(This is part four of a five-part series on homework. Here's a link to last week's post about Using Homework Time to do Homework in case you missed it.)
Of all the contentious issues that come up in schools—and believe me, there are a few—homework is the issue that causes the most strife between teachers and students, students and parents, and then parents and teachers. Personally, I am against homework. That position keeps me young and gives me some common ground with students. Still, regardless of my personal feelings on the issue, homework is a necessity in schools that have high academic goals for their students.
Because schools that are committed to providing a good education rely on some homework to help them deliver, it is important for teachers and families to take the homework as seriously as the in-class time. My aim here is to offer a few suggestions for making homework more productive and less contentious; in fact, I hope to help you see it in a whole new light.
Homework in Community
I can remember it like it was yesterday, my parents insisting that I go to my room to do my homework. They even bought me a very nice desk at which to work. They both lacked confidence in their ability to help with homework, so they sent me off to do it out of sight. But I was one of those students who did not want to work, and so I often found a distraction or just did a halfway job.

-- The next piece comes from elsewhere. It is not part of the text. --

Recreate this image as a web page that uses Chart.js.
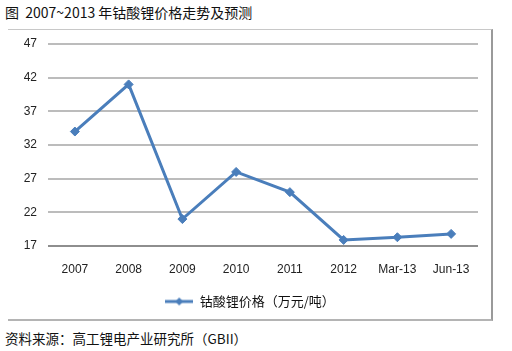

It wasn’t that I was a scoundrel, really, it was just that I took advantage of the situation, sometimes not even realizing I was doing so. (A child left to himself brings shame to his mother. -Prov 29:15) My parents were no anomaly; in fact, they were pretty much regular, blue-collar, American parents. Their approach to homework back then is still many parents’ approach to homework today.
After a hard day on the job or running a household, homework may not hold much appeal for parents. Now, I don’t mean to suggest parents should be doing homework for students, but parents can provide accountability and community for the student who is facing a pile of homework. Early on my wife and I decided our children would do their homework at the kitchen table or counter—in the hub of the house if you will. This provided several benefits: they were with one or both of us, they did not need to break their concentration by moving to another room in search of help, we were close enough to train them to stay disciplined to the task, and they learned to filter out and work through the kind of reasonable interruptions they will face all of their lives.
The first benefit mentioned is the most important—we were together. This togetherness was some of the sweetest time we had when our children were growing up. Even though we might have been tempted in the early going to sneak out and watch a TV show or finish some good book we were reading, we disciplined ourselves to work on tasks we could do in the presence of our children while they did their homework. It was a sacrifice at times, but so worth it that I unreservedly recommend all parents making it. Believe it or not, children recognize and appreciate that sacrifice after a while and work all the harder because of it—that doesn’t happen overnight, but it does happen eventually. They come to learn what is important to you and what isn’t. Their self-discipline will mirror yours. If you tell them to go to their room and do their homework while you prop your feet up in front of the TV, they will get the message loud and clear.
I hate to bring phones up again, but they need another mention here. Not long after our children got phones (high school), they began to want to do homework in their rooms. By that time it was more of a sacrifice for us to give them up for that time than it was to sit with them while we all worked together. Still, they were growing up, and we decided to give them some space. Not growing up with phones ourselves, perhaps we were naïve in our expectations of their self-control with those devices. It did not take long to realize the folly of that parenting decision—we had not prepared our boys for the responsibility of that much freedom. I speak not merely of the freedom of doing homework behind closed doors, but also of the complication the phone introduced to the situation—unfettered access to their friends and the rest of the universe too. When we corrected course and brought them back to the kitchen for homework time, we were amazed at how much quicker it got done and how the quality improved. We also saw the sullenness that had appeared in their countenances disappear quickly.
Whatever you must sacrifice to spend homework time with your children, do it. When our boys were home from college, and even now as one has become a teacher and continues to live with us, all their “homework” is done in the kitchen or dining room. It is a blessing to this day to spend this time with them.